Most stuff in Tokyo doesn’t open until at least 10, so I was at least partially killing time at this point. Looking at a map, I noticed a nearby shrine (Yushima Tenjin), which as it turns out, was dedicated to education and learning. I like those things, so I wandered over and had a look.
Still, the shrine itself was pretty cool, and among other things, still had a functioning gas lamp.
The reason I was killing time is that I wanted to check out the bookseller’s district. Tokyo does this thing where a lot of the vendors of a particular thing will cluster in one place. The downside is that you may not have a good used book store near you (although you probably still do). The upside is that there are DOZENS of used bookstores all right next to each other.
It was REALLY fun to walk past and look at all of them.
However, unsurprisingly, the books were mostly in Japanese, which three months of DuoLingo was really not enough to prepare me for. I was hoping to find some sheet music, but the one store that had some didn’t have anything that really jumped out at me.
Just down from the bookstore district is the musical instrument district, so I had a peek down there, but I certainly wasn’t buying any of those, and I was too self-conscious to ask to try out a French horn.
And overlapping with both of those districts is… the curry district! If you Google for the national dish of Japan, the most likely result isn’t ramen or sushi – it’s curry, made with sauce cubes out of a box.
Fortunately, in the curry district, they go a BIT nicer than that, although it’s still a similar sweet-mild flavor profile. Found a great place where I could try two different styles, separated by a fortification of rice.

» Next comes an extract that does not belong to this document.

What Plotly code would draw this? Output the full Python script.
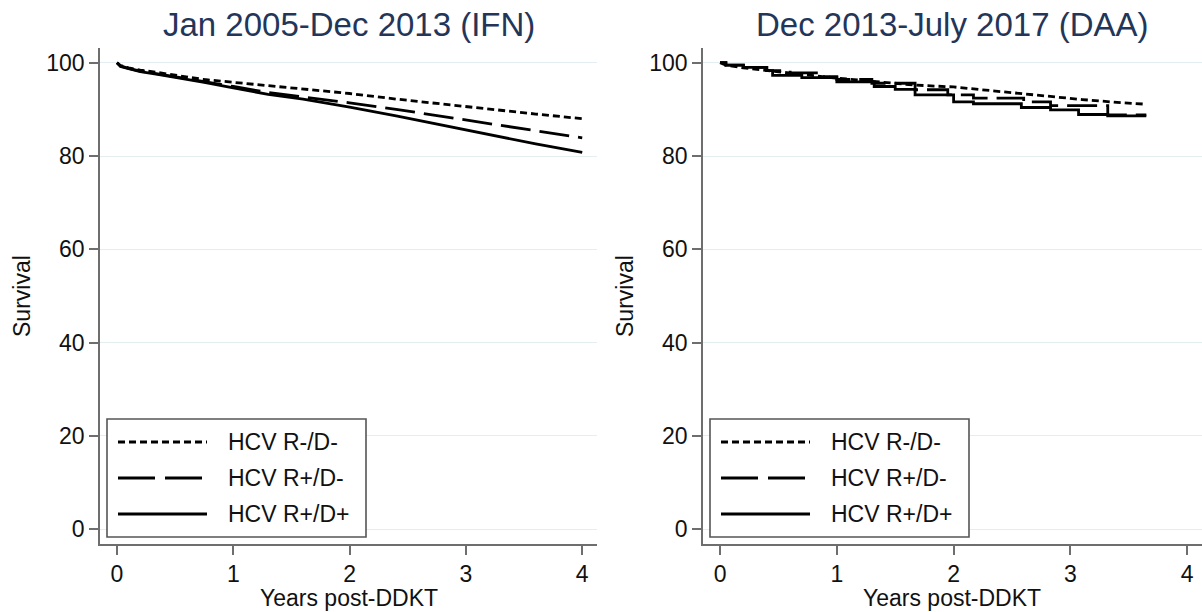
import plotly.graph_objects as go

# ---------------- data ----------------
series_names = ["HCV R-/D-", "HCV R+/D-", "HCV R+/D+"]

# Left panel: Jan 2005-Dec 2013 (IFN)
ifn_years = [0, 0.03, 0.1, 0.2, 0.35, 0.5, 0.75, 1.0, 1.3, 1.6, 2.0, 2.4, 2.8, 3.2, 3.6, 4.0]
ifn_rneg_dneg = [100, 99.4, 98.9, 98.4, 97.9, 97.3, 96.4, 95.8, 95.1, 94.4, 93.4, 92.2, 91.1, 90.0, 89.0, 88.0]
ifn_rpos_dneg = [100, 99.3, 98.8, 98.2, 97.6, 97.0, 95.9, 94.9, 93.6, 92.7, 91.4, 90.0, 88.5, 87.0, 85.4, 83.9]
ifn_rpos_dpos = [100, 99.2, 98.7, 98.1, 97.5, 96.9, 95.8, 94.6, 93.2, 92.2, 90.5, 88.6, 86.6, 84.6, 82.6, 80.8]

# Right panel: Dec 2013-July 2017 (DAA)
daa_x_rneg_dneg = [0, 0.05, 0.2, 0.4, 0.7, 1.0, 1.3, 1.67, 2.0, 2.4, 2.75, 3.1, 3.4, 3.65]
daa_rneg_dneg = [100, 99.5, 98.9, 98.3, 97.5, 96.7, 96.0, 95.2, 94.8, 93.8, 92.9, 92.1, 91.5, 91.1]

daa_x_rpos_dneg = [0, 0.05, 0.2, 0.4, 0.6, 0.85, 1.0, 1.3, 1.67, 1.95, 2.17, 2.6, 2.83, 3.32, 3.65]
daa_rpos_dneg = [100, 99.5, 99.0, 98.3, 97.8, 97.0, 96.4, 95.6, 94.2, 93.1, 92.4, 91.6, 90.8, 88.8, 88.8]

daa_x_rpos_dpos = [0, 0.05, 0.2, 0.4, 0.45, 0.7, 1.0, 1.32, 1.5, 1.67, 2.0, 2.17, 2.58, 2.83, 3.07, 3.32, 3.65]
daa_rpos_dpos = [100, 99.5, 99.0, 98.3, 97.3, 96.8, 95.9, 94.9, 94.3, 93.1, 91.6, 91.2, 90.4, 89.9, 88.9, 88.6, 88.6]

panel_titles = ["Jan 2005-Dec 2013 (IFN)", "Dec 2013-July 2017 (DAA)"]
y_ticks = [0, 20, 40, 60, 80, 100]
x_ticks = [0, 1, 2, 3, 4]

# ---------------- styling ----------------
W, H = 1202, 612
FONT = "Arial, 'Liberation Sans', sans-serif"
LW = 2.8
dashes = ["7px,4px", "30px,9px", "solid"]
legend_dashes = ["7px,4px", "37px,10px", "solid"]
AXC = "#6e6e6e"
GRID = "#e4eef0"
TITLE_C = "#23365a"
TXT = 23

def px_x(p):
    return p / W

def px_y(p):
    return 1 - p / H

fig = go.Figure()

left = [(ifn_years, ifn_rneg_dneg), (ifn_years, ifn_rpos_dneg), (ifn_years, ifn_rpos_dpos)]
for (xs, ys), d, nm in zip(left, dashes, series_names):
    fig.add_trace(go.Scatter(x=xs, y=ys, mode="lines", name=nm, showlegend=False,
                             line=dict(color="black", width=LW, dash=d),
                             xaxis="x", yaxis="y"))

right = [(daa_x_rneg_dneg, daa_rneg_dneg, "linear"),
         (daa_x_rpos_dneg, daa_rpos_dneg, "hv"),
         (daa_x_rpos_dpos, daa_rpos_dpos, "hv")]
for (xs, ys, sh), d, nm in zip(right, dashes, series_names):
    fig.add_trace(go.Scatter(x=xs, y=ys, mode="lines", name=nm, showlegend=False,
                             line=dict(color="black", width=LW, dash=d, shape=sh),
                             xaxis="x2", yaxis="y2"))

xr = [-0.146, 4.127]
yr = [-3.15, 103.15]
ydom = [px_y(544), px_y(48)]

axis_common = dict(showline=True, linecolor=AXC, linewidth=1.6, ticks="outside",
                   ticklen=9, tickwidth=1.6, tickcolor=AXC, zeroline=False,
                   tickfont=dict(family=FONT, size=TXT, color="#111111"), fixedrange=True)

fig.update_layout(
    width=W, height=H, margin=dict(l=0, r=0, t=0, b=0),
    paper_bgcolor="white", plot_bgcolor="white", showlegend=False,
    xaxis=dict(domain=[px_x(100), px_x(597)], range=xr, tickvals=x_ticks,
               showgrid=False, anchor="y", **axis_common),
    yaxis=dict(domain=ydom, range=yr, tickvals=y_ticks, showgrid=True,
               gridcolor=GRID, gridwidth=1, anchor="x", **axis_common),
    xaxis2=dict(domain=[px_x(703), 1.0], range=xr, tickvals=x_ticks,
                showgrid=False, anchor="y2", **axis_common),
    yaxis2=dict(domain=ydom, range=yr, tickvals=y_ticks, showgrid=True,
                gridcolor=GRID, gridwidth=1, anchor="x2", **axis_common),
)

annotations = []
shapes = []
panels = [(100, 597), (703, 1202)]
for i, (x0, x1) in enumerate(panels):
    cx = (x0 + x1) / 2
    annotations.append(dict(text=panel_titles[i], x=px_x(cx), y=px_y(25), xref="paper", yref="paper",
                            showarrow=False, xanchor="center", yanchor="middle",
                            font=dict(family=FONT, size=33, color=TITLE_C)))
    annotations.append(dict(text="Survival", x=px_x(x0 - 78), y=px_y(296), xref="paper", yref="paper",
                            showarrow=False, textangle=-90, xanchor="center", yanchor="middle",
                            font=dict(family=FONT, size=TXT, color="#111111")))
    annotations.append(dict(text="Years post-DDKT", x=px_x(x0 + 249), y=px_y(598), xref="paper", yref="paper",
                            showarrow=False, xanchor="center", yanchor="middle",
                            font=dict(family=FONT, size=TXT, color="#111111")))
    # legend box
    bx0 = x0 + 7
    shapes.append(dict(type="rect", xref="paper", yref="paper",
                       x0=px_x(bx0), x1=px_x(bx0 + 259), y0=px_y(537), y1=px_y(419),
                       line=dict(color="#555555", width=1.6), fillcolor="white", layer="above"))
    rows = [442, 478, 514]
    for j, nm in enumerate(series_names):
        shapes.append(dict(type="line", xref="paper", yref="paper",
                           x0=px_x(bx0 + 11), x1=px_x(bx0 + 100), y0=px_y(rows[j]), y1=px_y(rows[j]),
                           line=dict(color="black", width=LW, dash=legend_dashes[j]), layer="above"))
        annotations.append(dict(text=nm, x=px_x(bx0 + 119), y=px_y(rows[j]), xref="paper", yref="paper",
                                showarrow=False, xanchor="left", yanchor="middle",
                                font=dict(family=FONT, size=TXT, color="#111111")))

fig.update_layout(annotations=annotations, shapes=shapes)
fig.write_html("out.html")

After lunch, my plan was to go explore the east gardens of the Imperial Palace, but… I just couldn’t do it – I got maybe a third of the way from the nearest train station to the entrance, and realized that I just wasn’t going to be able to appreciate them properly while trying to stave off heat exhaustion. So instead I went back underground and made my way to the Seiko museum, more or less reversing the route we had taken a few days earlier to get from Ginza 6 to Tokyo station.
Apparently, most big companies in Japan have a museum dedicated to how great they are. (This isn’t a Japan-only phenomenon, as anyone who’s been to Battle Creek or Hershey can attest.) The Seiko museum is full of fascinating old clocks and watches. Here’s a bunch of them that were fused together in the fire after the Kanto earthquake of 1923.

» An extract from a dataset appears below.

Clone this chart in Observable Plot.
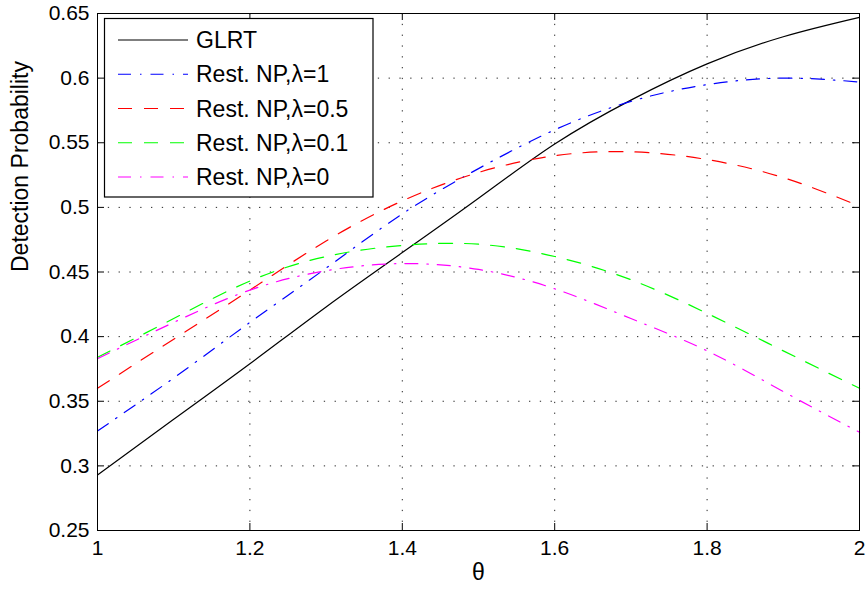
<!DOCTYPE html>
<html>
<head>
<meta charset="utf-8">
<script src="https://cdn.jsdelivr.net/npm/d3@7"></script>
<script src="https://cdn.jsdelivr.net/npm/@observablehq/plot@0.6"></script>
<style>
  html, body { margin: 0; padding: 0; background: #fff; }
  #chart svg { display: block; }
</style>
</head>
<body>
<div id="chart"></div>
<script>
const theta = [1.0, 1.1, 1.2, 1.3, 1.4, 1.5, 1.6, 1.7, 1.8, 1.9, 2.0];
const glrt   = [0.293, 0.336, 0.379, 0.423, 0.465, 0.507, 0.549, 0.583, 0.611, 0.632, 0.647];
const np1    = [0.327, 0.368, 0.411, 0.453, 0.495, 0.530, 0.560, 0.582, 0.595, 0.600, 0.597];
const np05   = [0.360, 0.398, 0.436, 0.474, 0.505, 0.527, 0.540, 0.543, 0.537, 0.523, 0.501];
const np01   = [0.384, 0.414, 0.443, 0.462, 0.4705, 0.4715, 0.462, 0.444, 0.418, 0.389, 0.360];
const np0    = [0.383, 0.411, 0.436, 0.451, 0.4565, 0.452, 0.437, 0.414, 0.389, 0.3575, 0.326];

const seriesNames = ["GLRT", "Rest. NP,λ=1", "Rest. NP,λ=0.5", "Rest. NP,λ=0.1", "Rest. NP,λ=0"];
const seriesValues = [glrt, np1, np05, np01, np0];
const seriesColors = ["#000000", "#0000ff", "#ff0000", "#00ff00", "#ff00ff"];
const seriesDash = [null, "13,9,1.5,9", "14,12", "14,12", "13,9,1.5,9"];

const xTicks = [1, 1.2, 1.4, 1.6, 1.8, 2];
const yTicks = [0.25, 0.3, 0.35, 0.4, 0.45, 0.5, 0.55, 0.6, 0.65];
const xLabel = "θ";
const yLabel = "Detection Probability";

const FONT = "Arial, 'Liberation Sans', Helvetica, sans-serif";
const W = 868, H = 594;
const mL = 97, mR = 9, mT = 13, mB = 64;
const plotW = W - mL - mR, plotH = H - mT - mB;
const tickLen = 7;

const fmt = d => String(+d.toFixed(2));

const lineMarks = seriesNames.map((name, i) =>
  Plot.line(theta.map((t, j) => ({t, v: seriesValues[i][j]})), {
    x: "t", y: "v",
    stroke: seriesColors[i],
    strokeWidth: 1.2,
    strokeDasharray: seriesDash[i],
    curve: "natural"
  })
);

const chart = Plot.plot({
  width: W, height: H,
  marginLeft: mL, marginRight: mR, marginTop: mT, marginBottom: mB,
  style: {fontFamily: FONT, fontSize: "21px", background: "#fff", color: "#000"},
  x: {domain: [1, 2], ticks: xTicks, tickFormat: fmt, tickSize: 0, tickPadding: 10, label: null},
  y: {domain: [0.25, 0.65], ticks: yTicks, tickFormat: fmt, tickSize: 0, tickPadding: 8, label: null},
  marks: [
    Plot.ruleX(xTicks, {x: d => d, stroke: "#000", strokeWidth: 1, strokeDasharray: "1.3,9.5", strokeOpacity: 0.85}),
    Plot.ruleY(yTicks, {y: d => d, stroke: "#000", strokeWidth: 1, strokeDasharray: "1.3,9.5", strokeOpacity: 0.85}),
    ...lineMarks,
    Plot.ruleX(xTicks, {x: d => d, stroke: "#000", insetTop: plotH - tickLen}),
    Plot.ruleX(xTicks, {x: d => d, stroke: "#000", insetBottom: plotH - tickLen}),
    Plot.ruleY(yTicks, {y: d => d, stroke: "#000", insetRight: plotW - tickLen}),
    Plot.ruleY(yTicks, {y: d => d, stroke: "#000", insetLeft: plotW - tickLen}),
    Plot.frame({stroke: "#000", strokeWidth: 1}),
    Plot.text([xLabel], {text: d => d, frameAnchor: "bottom", dy: 49, fontSize: 23, fill: "#000"}),
    Plot.text([yLabel], {text: d => d, frameAnchor: "left", dx: -77, rotate: -90, fontSize: 23, fill: "#000"})
  ]
});

document.getElementById("chart").appendChild(chart);

// Legend (drawn into the same SVG)
const svg = d3.select(chart);
const lg = svg.append("g").attr("class", "legend").attr("text-anchor", "start");
const box = {x: 104.5, y: 18.5, w: 268.5, h: 178.5};
lg.append("rect")
  .attr("x", box.x).attr("y", box.y).attr("width", box.w).attr("height", box.h)
  .attr("fill", "#fff").attr("stroke", "#000").attr("stroke-width", 1.2);
const rowY0 = 40, rowStep = 34.25;
seriesNames.forEach((name, i) => {
  const y = rowY0 + i * rowStep;
  lg.append("line")
    .attr("x1", 118).attr("x2", 188).attr("y1", y).attr("y2", y)
    .attr("stroke", seriesColors[i]).attr("stroke-width", 1.2)
    .attr("stroke-dasharray", seriesDash[i]);
  lg.append("text")
    .attr("x", 196).attr("y", y).attr("dy", "0.35em")
    .attr("text-anchor", "start")
    .attr("font-family", FONT).attr("font-size", 23).attr("fill", "#000")
    .text(name);
});
</script>
</body>
</html>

And here’s probably the most famous Seiko in Ginza. (This is not the museum, which was on a back street.)
I also went to the Yamaha main music store, which had an absolutely amazing sheet music store on the third floor. Still too shy to ask to play either any pianos or horns, though.
After all this walking and museum viewing, I decided I deserved a treat, and stopped off for some gelato. Matcha and salted watermelon.
I made my way back to Ikebukuro to have dinner with Leigh, who discovered that all of her slides for her presentation the next day had randomly borked themselves, so after a brief flurry of cursing and fixing stuff, we went out for a rather frustrating attempt to find dinner.
I had planned to take us to “Gyoza Stadium”, which is a cluster of different kinds of gyoza shops, inside an amusement park, inside a shopping mall, which I had been assured was tasty and entertaining. However, the admission price to the amusement park had been raised a LOT since the reviews I read, and most of the shops were about to close anyway. So we spent quite a while wandering around neighborhood trying to find somewhere to eat that didn’t look too skeevy, but still wasn’t a Denny’s.
We eventually got some chicken skewers at an extremely understaffed restaurant, and vowed to find some good gyoza later in the trip. (Spoiler: we did.)
So… yeah. Went to book stores – didn’t buy books. Went to music stores – didn’t play instruments or buy music. Went to gyoza store – didn’t get gyoza. Went to park – didn’t actually go to park. On paper, it doesn’t sound great, but it’s fun to just BE in a new place.